From Howgego II, " In 1824, the Admiralty sent Lyon back to the Arctic in command of the Griper ... to penetrate the Hecla and Fury Strait to the north of the Melville Peninsula, and to attempt to proceed along the continental coast to connect with the navigable sea reported by John Franklin to the east of the Coppermine River." This was only one of the four expeditions sent to the Arctic, in the same year, to search of the Northwest Passage. A major effort that failed to find the ice free passage, but gained significant experience and information on the Arctic. During the voyage, Lyon experienced heavy ice and foul weather that caused damage to the ship and forced him to retreat. John Barrow was upset that Lyon did not achieve his mission to connect with Franklin and was never offered another command by the Admiralty again. This book is Lyon's account of the 1824 voyage and reasons why the voyage was not successful.
William Edward Parry Hooper (1829-1926) appears to have been named after the famous Arctic explorer and became a clerk in the Admiralty. The bookplate motto of "in memoria retinere" means to "keep in mind"

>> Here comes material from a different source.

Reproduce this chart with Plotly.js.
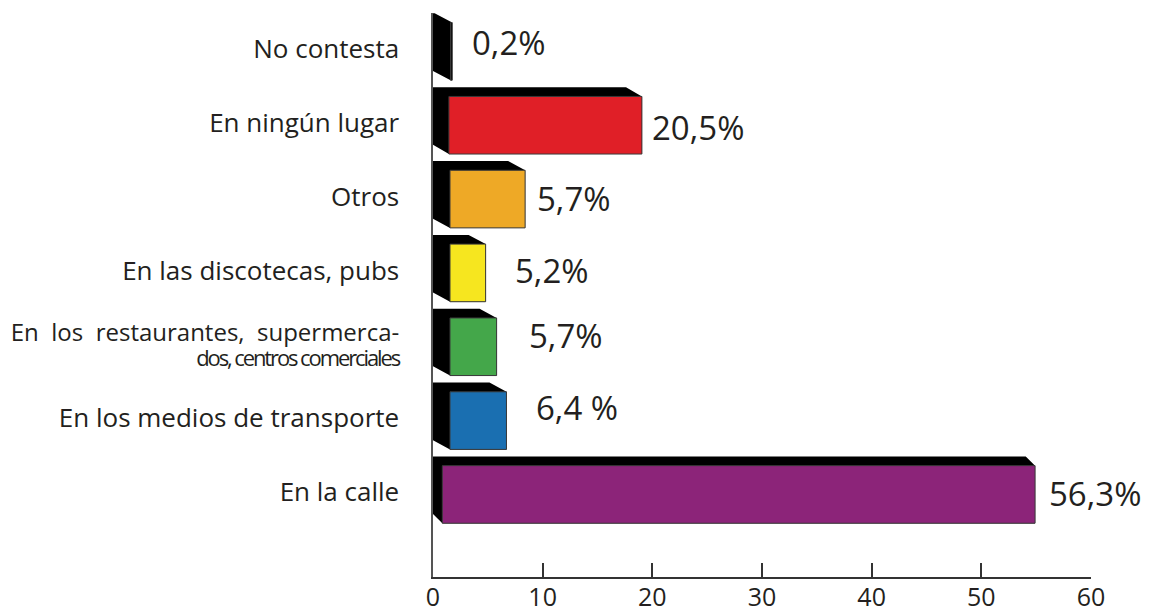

Steve Fossett (1944-2007) was a successful commodities trader and an adventurer that set world records in balloons, sailboats, gliders and unique powered aircraft. In the 1980's Fossett began developing a library collection of over 2,000 books on adventure and exploration. His collection included significant and authoritative accounts of aeronautics, polar, Asia, Australasia, circumnavigation's, mountaineering and others. In 2007, Fossett disappeared on a solo flight in a light aircraft over the eastern Sierra Mountains along the California and Nevada border. After an extensive search, the wreckage was found by hikers a year later along the rugged Mt. Ritter range in the Ansel Adams Wilderness in Madera County, about 10 miles east of Yosemite National Park.